V_MC — Minimum Control Speed

V_MC is the minimum airspeed at which directional control can be maintained with the critical engine inoperative, the operating engine at takeoff power, and the airplane in a specified configuration. It is marked by a red radial line on the airspeed indicator. The certification conditions in 14 CFR Part 23 include:

• Critical engine windmilling (or feathered, depending on certification basis)
• Maximum takeoff power on the operating engine
• Most unfavorable weight (often max gross or aft CG)
• Landing gear retracted, flaps in takeoff position
• Up to 5° bank into the operating engine
• Not more than 150 lb of rudder force

Below V_MC, the rudder cannot generate enough yawing moment to overcome the asymmetric thrust, and the airplane will yaw and roll uncontrollably toward the dead engine. V_MC is not constant — it decreases with altitude (lower power available), with a feathered propeller (less drag), and with proper bank into the good engine.

The Zero-Sideslip Bank Angle

After an engine failure, holding wings level with the ball centered actually produces a sideslip toward the dead engine and significantly degrades climb performance. The optimum technique is to:

• Apply rudder toward the operating engine until the slip-skid ball is displaced approximately one-half ball width toward the operating engine
• Bank approximately 2° to 3° toward the operating engine

This zero-sideslip condition minimizes drag and may improve single-engine climb performance by 100–200 fpm or more compared to wings-level flight.

Single-Engine Climb Performance

Loss of one engine on a twin removes 50% of available power but typically reduces climb performance by 80–90%. Excess power, not excess thrust, determines rate of climb. With one engine out, the operating engine is dragging the dead engine's drag plus the airframe's full drag, so very little excess power remains.

V_YSE and V_XSE

• V_YSE (blue line): Best single-engine rate of climb — gives the most altitude gain per unit time.
• V_XSE: Best single-engine angle of climb — gives the most altitude gain per unit distance, used only to clear obstacles.

V_SSE, the safe single-engine speed, is the minimum airspeed recommended for intentionally rendering an engine inoperative during training. It provides a margin above V_MC.

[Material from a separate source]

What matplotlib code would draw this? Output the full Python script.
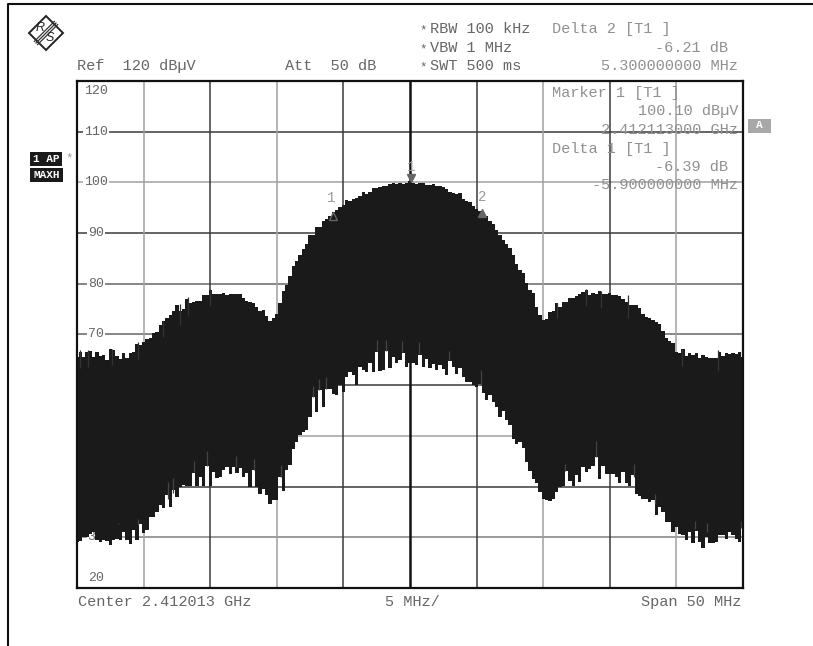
import matplotlib
matplotlib.use("Agg")
import numpy as np
import matplotlib.pyplot as plt
from matplotlib.patches import Polygon, Rectangle

plt.rcParams['font.family'] = ['Liberation Mono', 'DejaVu Sans Mono']

# trace envelope, MHz offset from center / dBuV
freq = np.arange(-25, 25.25, 0.25)
upper_db = [65.6, 66.6, 65.6, 66.6, 66.8, 65.6, 66.6, 65.8, 66.0, 65.0, 67.1, 67.0, 65.8, 65.1, 66.3, 65.4,
            66.3, 66.6, 68.2, 68.0, 68.6,
            69.1, 69.3, 70.3, 70.5, 71.9, 72.6, 73.2, 73.9, 74.6, 75.9, 74.6, 75.0, 77.0, 76.2, 76.5, 76.7,
            76.7, 77.7, 77.7, 78.8,
            78.0, 78.0, 77.9, 78.2, 77.7, 77.9, 77.9, 78.0, 78.0, 77.2, 76.7, 76.5, 76.2, 75.5, 74.6, 74.8,
            73.6, 72.6, 73.2, 74.1,
            76.2, 78.5, 79.8, 81.5, 83.5, 84.5, 85.6, 86.8, 87.8, 89.7, 89.7, 91.3, 91.2, 92.3, 92.7, 93.4,
            94.1, 94.6, 95.1, 95.6,
            96.5, 96.3, 96.7, 96.9, 97.4, 98.1, 97.8, 98.1, 98.9, 98.9, 99.1, 99.2, 99.2, 99.6, 99.8, 99.6,
            99.9, 99.6, 99.9, 100.2,
            99.9, 99.6, 99.8, 99.9, 99.5, 99.4, 99.6, 99.2, 99.2, 99.1, 98.7, 98.1, 97.9, 97.8, 97.9, 96.7,
            96.3, 96.1, 95.4, 94.8,
            94.3, 93.6, 93.3, 92.3, 91.7, 90.7, 89.7, 88.7, 87.9, 87.0, 85.7, 83.9,
            82.8, 82.1, 80.1, 78.7, 78.2, 75.5, 73.9, 72.9,
            73.0, 74.5, 74.7, 76.2, 75.5, 76.5, 76.5, 77.2, 77.2, 77.6, 78.0, 78.3, 78.8, 77.8, 78.2, 78.0,
            78.5, 78.0, 78.0, 78.2,
            77.8, 77.8, 77.5, 77.0, 76.5, 75.8, 75.8, 75.8, 75.2, 74.1, 73.5, 73.2, 72.9, 72.4, 72.1, 70.6,
            69.3, 68.8, 68.4, 66.6,
            66.3, 67.2, 65.8, 66.3, 66.0, 66.4, 65.3, 66.0, 65.5, 65.3, 65.4, 65.3, 66.6, 65.8, 66.3, 66.1,
            66.3, 66.2, 66.6, 65.6]
lower_db = [29.1, 29.2, 30.1, 30.1, 30.7, 31.0, 29.4, 29.1, 29.4, 29.2, 28.4, 29.4, 29.7, 29.4, 31.0, 29.5,
            28.7, 31.4, 29.4, 32.6, 30.9,
            31.4, 34.0, 34.0, 35.0, 36.3, 35.7, 38.3, 36.0, 39.3, 38.0, 39.9, 40.3, 40.1, 40.1, 42.6, 40.1,
            41.9, 40.1, 44.0, 40.1,
            42.9, 41.6, 41.9, 43.2, 43.9, 42.4, 43.9, 42.6, 43.6, 41.9, 42.6, 39.9, 43.2, 39.9, 38.6, 39.6,
            38.3, 36.6, 37.3, 37.4,
            41.8, 39.2, 43.2, 44.2, 47.5, 48.8, 50.1, 50.8, 51.1, 53.7, 57.7, 54.7, 59.1, 55.7, 59.3, 59.3,
            58.3, 58.0, 60.0, 58.7,
            61.7, 62.6, 62.0, 60.0, 63.6, 63.0, 62.6, 64.3, 62.6, 66.6, 62.8, 63.0, 66.7, 63.3, 65.6, 64.3,
            65.0, 66.3, 63.6, 64.4,
            64.4, 64.0, 65.9, 63.6, 65.1, 63.3, 64.2, 63.0, 64.0, 63.1, 62.0, 64.8, 63.6, 62.3, 63.3, 61.6,
            60.7, 60.7, 60.0, 59.7,
            60.3, 58.4, 57.0, 58.0, 56.7, 55.7, 53.7, 55.0, 53.1, 52.1, 49.4, 48.4,
            48.8, 47.7, 44.8, 43.1, 41.5, 40.8, 38.9, 37.6,
            37.3, 37.1, 37.6, 38.9, 40.0, 40.2, 43.1, 41.2, 40.2, 42.2, 40.9, 43.8, 42.8, 43.5, 44.1, 45.9,
            41.5, 44.1, 42.5, 42.5,
            42.5, 41.8, 40.8, 42.8, 40.8, 40.2, 42.2, 38.6, 38.2, 37.6, 37.6, 36.9, 37.3, 34.3, 35.9, 35.0,
            33.0, 33.0, 31.0, 32.0,
            30.7, 30.4, 29.4, 31.0, 28.8, 31.3, 29.1, 27.8, 30.1, 28.9, 28.8, 29.1, 30.4, 30.4, 29.7, 31.0,
            30.4, 29.7, 29.1, 31.8]

# single sweep spikes thinner than the envelope reading
upper_spike_f = [-24.8, -24.2, -22.4, -20.4, -18.55, -17.3, -16.7, -15.05, 11.0, 13.2, 14.35, 16.35, 20.4, 23.1]
upper_spike_db = [67.0, 67.0, 67.2, 68.5, 72.7, 76.0, 77.4, 79.0, 76.2, 79.0, 78.6, 77.8, 67.1, 67.0]
lower_spike_f = [-21.9, -20.4, -18.2, -17.8, -16.2, -15.25, -13.1, -11.7, -9.7, -7.3, -6.8, -6.3,
                 -2.45, -1.8, -0.6, 0.7, 2.9, 5.3, 11.6, 14.0, 16.8, 18.4, 21.4, 22.3, 24.85]
lower_spike_db = [32.8, 32.5, 37.5, 38.7, 42.8, 44.0, 43.8, 43.2, 41.8, 57.7, 59.1, 59.2,
                  66.7, 66.7, 66.5, 66.2, 65.0, 60.0, 43.1, 45.8, 41.9, 36.6, 31.6, 31.1, 31.9]

db_ticks = [110, 100, 90, 80, 70, 60, 50, 40, 30]
db_colors = ['#3a3a3a', '#a0a0a0', '#3a3a3a', '#666666', '#666666', '#3a3a3a', '#a0a0a0', '#3a3a3a', '#808080']
f_ticks = [-20, -15, -10, -5, 5, 10, 15, 20]
f_colors = ['#a0a0a0', '#3a3a3a', '#a0a0a0', '#3a3a3a', '#3a3a3a', '#a0a0a0', '#3a3a3a', '#a0a0a0']

marker_f = [0.1, -5.8, 5.4]
marker_db = [100.1, 93.7, 93.9]

W, H = 813, 646
fig = plt.figure(figsize=(W / 100, H / 100), dpi=100)
ax = fig.add_axes([77 / W, 1 - 588 / H, 666 / W, 507 / H])
ax.set_xlim(-25, 25)
ax.set_ylim(20, 120)
ax.set_xticks([])
ax.set_yticks([])
for s in ax.spines.values():
    s.set_linewidth(1.6)
    s.set_color('#111111')
    s.set_zorder(6)

for v, c in zip(db_ticks, db_colors):
    ax.axhline(v, color=c, lw=1.1, zorder=1)
for v, c in zip(f_ticks, f_colors):
    ax.axvline(v, color=c, lw=1.1, zorder=1)
ax.axvline(0, color='#111111', lw=1.8, zorder=1)

# dB labels sit on the grid lines
for v in [110, 100, 90, 80, 70, 30]:
    ax.text(-23.6, v, str(v), fontsize=9.5, color='#666666', ha='center', va='center', zorder=2,
            bbox=dict(facecolor='white', edgecolor='none', pad=0.8))
ax.text(-23.6, 118, '120', fontsize=9.5, color='#666666', ha='center', va='center', zorder=2)
ax.text(-23.6, 22, '20', fontsize=9.5, color='#666666', ha='center', va='center', zorder=2)

ax.fill_between(freq, lower_db, upper_db, step='mid', color='#1a1a1a', lw=0, zorder=3)
up_base = np.interp(upper_spike_f, freq, upper_db) - 3
low_base = np.interp(lower_spike_f, freq, lower_db) + 3
ax.vlines(upper_spike_f, up_base, upper_spike_db, color='#333333', lw=0.9, zorder=3)
ax.vlines(lower_spike_f, lower_spike_db, low_base, color='#444444', lw=0.9, zorder=3)

# markers
ax.plot(marker_f[0], marker_db[0] + 0.8, marker='v', ms=6, color='#666666', ls='none', zorder=4)
ax.plot(marker_f[1], marker_db[1] - 0.3, marker='^', ms=6, mfc='none', mec='#666666', ls='none', zorder=4)
ax.plot(marker_f[2], marker_db[2], marker='^', ms=6, color='#666666', ls='none', zorder=4)
ax.text(0.1, 103.0, '1', fontsize=10, color='#999999', ha='center', va='center', zorder=4)
ax.text(-5.9, 96.9, '1', fontsize=10, color='#999999', ha='center', va='center', zorder=4)
ax.text(5.4, 97.2, '2', fontsize=10, color='#999999', ha='center', va='center', zorder=4)

# page overlay in pixel coordinates
ov = fig.add_axes([0, 0, 1, 1], facecolor='none')
ov.set_xlim(0, W)
ov.set_ylim(H, 0)
ov.axis('off')
ov.plot([8, 8, W], [H, 4, 4], color='#111111', lw=1.5)

fs = 11
tc = '#666666'
lc = '#909090'
ov.text(77, 66, 'Ref  120 dB\u00b5V', fontsize=fs, color=tc, va='center')
ov.text(285, 66, 'Att  50 dB', fontsize=fs, color=tc, va='center')
for y, s in [(29, 'RBW 100 kHz'), (48, 'VBW 1 MHz'), (66, 'SWT 500 ms')]:
    ov.text(423, y + 1, '*', fontsize=9, color=tc, ha='center', va='center')
    ov.text(430, y, s, fontsize=fs, color=tc, va='center')
ov.text(78, 602, 'Center 2.412013 GHz', fontsize=fs, color=tc, va='center')
ov.text(385, 602, '5 MHz/', fontsize=fs, color=tc, va='center')
ov.text(741, 602, 'Span 50 MHz', fontsize=fs, color=tc, ha='right', va='center')

ov.text(552, 29, 'Delta 2 [T1 ]', fontsize=fs, color=lc, va='center')
ov.text(728, 48, '-6.21 dB', fontsize=fs, color=lc, ha='right', va='center')
ov.text(738, 66, '5.300000000 MHz', fontsize=fs, color=lc, ha='right', va='center')
ov.text(552, 93, 'Marker 1 [T1 ]', fontsize=fs, color=lc, va='center')
ov.text(738, 111, '100.10 dB\u00b5V', fontsize=fs, color=lc, ha='right', va='center')
ov.text(738, 130, '2.412113000 GHz', fontsize=fs, color=lc, ha='right', va='center')
ov.text(552, 149, 'Delta 1 [T1 ]', fontsize=fs, color=lc, va='center')
ov.text(728, 167, '-6.39 dB', fontsize=fs, color=lc, ha='right', va='center')
ov.text(738, 185, '-5.900000000 MHz', fontsize=fs, color=lc, ha='right', va='center')

# trace mode boxes
ov.add_patch(Rectangle((30, 152), 32, 14, facecolor='#1a1a1a', edgecolor='none'))
ov.add_patch(Rectangle((30, 168), 33, 14, facecolor='#1a1a1a', edgecolor='none'))
ov.text(46, 159, '1 AP', fontsize=8, color='white', weight='bold', ha='center', va='center')
ov.text(46.5, 175, 'MAXH', fontsize=8, color='white', weight='bold', ha='center', va='center')
ov.text(69, 158, '*', fontsize=9, color='#999999', ha='center', va='center')
ov.add_patch(Rectangle((748, 119), 23, 14, facecolor='#a8a8a8', edgecolor='none'))
ov.text(759, 125.5, 'A', fontsize=8, color='white', weight='bold', ha='center', va='center')

# R&S logo
ov.add_patch(Polygon([(29, 33), (46, 16), (63, 33), (46, 50)], closed=True, fc='white', ec='#222222', lw=1.4))
for d in (-1.6, 0, 1.6):
    ov.plot([36 + d, 56 + d], [43 + d, 23 + d], color='#333333', lw=0.9)
ov.text(40, 28, 'R', fontsize=9, color='#222222', style='italic', family='Liberation Sans', ha='center', va='center')
ov.text(50, 38, 'S', fontsize=9, color='#222222', style='italic', family='Liberation Sans', ha='center', va='center')

fig.savefig('out.png', dpi=100)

Drag of a Windmilling Propeller

A windmilling propeller produces drag roughly equivalent to a flat disc of the same diameter. Feathering the propeller — turning the blades parallel to the relative wind — dramatically reduces this drag, often improving single-engine climb by several hundred feet per minute. Prompt identification, verification, and feathering of the failed engine is therefore essential.